Not everyone in the world has access to financial products and services to meet their daily financial needs, including payments, savings, credit, and insurance.
Financial Inclusion: Opening Opportunities for Everyone
The term financial inclusion refers to the goal that all individuals and businesses can participate in the financial sector regardless of their net worth or organization size. It means that individuals and businesses can take advantage of these financial products and services to enrich their lives.
One important step toward financial inclusion is opening a bank account. More people around the world now have an account that they can use to save, send, and receive money. In the past decade alone, 1.2 billion adults made significant movements toward financial inclusion. At present, according to the World Bank, 69 percent of all adults around the world have an account at least one financial institution.
Billions more have yet to be included. In the Philippines, only 34 percent of the country’s adult population currently has a relationship of some form to a financial institution. It ranked as one of the weakest in the region in terms of financial inclusion. For comparison, in Singapore, which has the highest account penetration, 98 percent of the population is included in its financial system. Malaysia and Thailand have 85 and 82 percent of their adult population in their respective financial systems. Even neighboring Indonesia has a higher financial inclusion rate as 49 percent of its adult population has an account.
A large percentage of those who remain without an account are from underprivileged households or do not work. The lack of access to an account means that they have limited control over their finances.
Everyone should be included to enable the entire population equal access to financial products and services.
Challenges to Financial Inclusion
There are various reasons why adults continue to survive without the account, the most prevalent of which is poverty. Those who live paycheck to paycheck often cannot afford the fees and the minimum balance needed to open an account. However, the exclusion will further exacerbate poverty because individuals and businesses will be pushed to rely on informal lenders to finance their needs. They may also have to use unsecured channels for savings and transactions.

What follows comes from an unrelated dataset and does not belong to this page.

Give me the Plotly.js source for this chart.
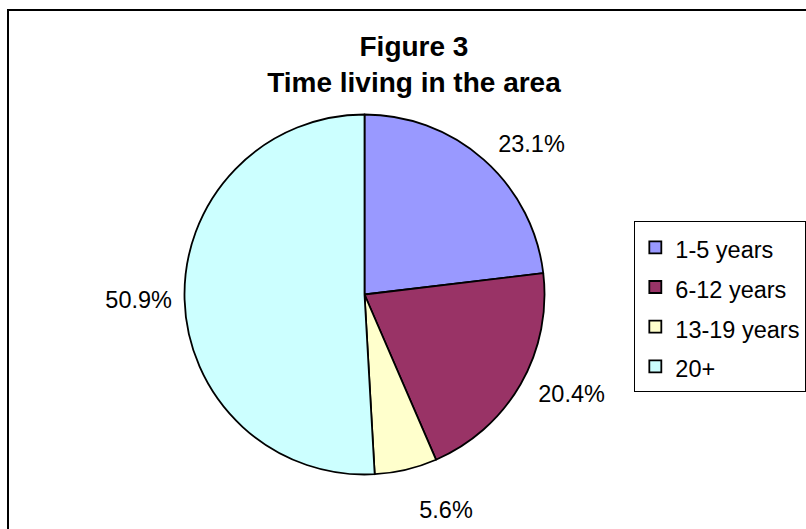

Moreover, there needs to be an improvement in financial literacy. Some do not even know how to open a bank account or what having one can do for them. As a result, they cannot take advantage of financial products and services that could help alleviate poverty.
In addition, one major blockade that is preventing people from access to financial products and services is the absence of identification documents. Most financial institutions ask for an ID to open an account, claim benefits, transfer funds, and others to prevent fraudulent transactions. Those who are poverty-stricken or in the informal sector, therefore, struggle to approach a financial institution.
How Fintech is Helping Close the Gap
However, things seem to be changing. Fintech is expanding financial inclusion across the world.
In Mozambique, Cameroon, Liberia, and Kenya, for example, the gender gap in financial inclusion is reduced through the wide availability of digital banking. Women living in poverty can still create an account, access their account using a mobile phone, and receive government aid much faster and easier. It empowers them to have better control over their and their family’s finances.
In addition, across Sub-Saharan Africa, the World Bank says that mobile money account ownership rose from 12 percent to 21 percent when the financial service was allowed to thrive.
In the Philippines, which is seeing a steady rise in smartphone ownership and internet use, more people are expressing interest in digital banking services, especially during the pandemic when the country experienced one of the longest and most strict lockdowns in the world. A study by Visa revealed that interest in digital banking rose from 70 percent in the previous year to 80 percent this year.
Moreover, it is far easier to receive funding from financial technology institutions. For example, small businesses can apply for a loan and get approved by using their smartphone. Some apps can assess and provide the loan almost instantly.
PayPal is one mobile app that provides loans to small businesses worldwide. Within five years, it provided $10 billion in loans to 225,000 small businesses.
FinTech is not the only driver of financial inclusion, but it is solving some challenges that prevent the population from accessing financial products and services. Alleviating poverty globally requires financial inclusion to give people better control of their finances and, hopefully, help them reach a point where they can become financially healthy.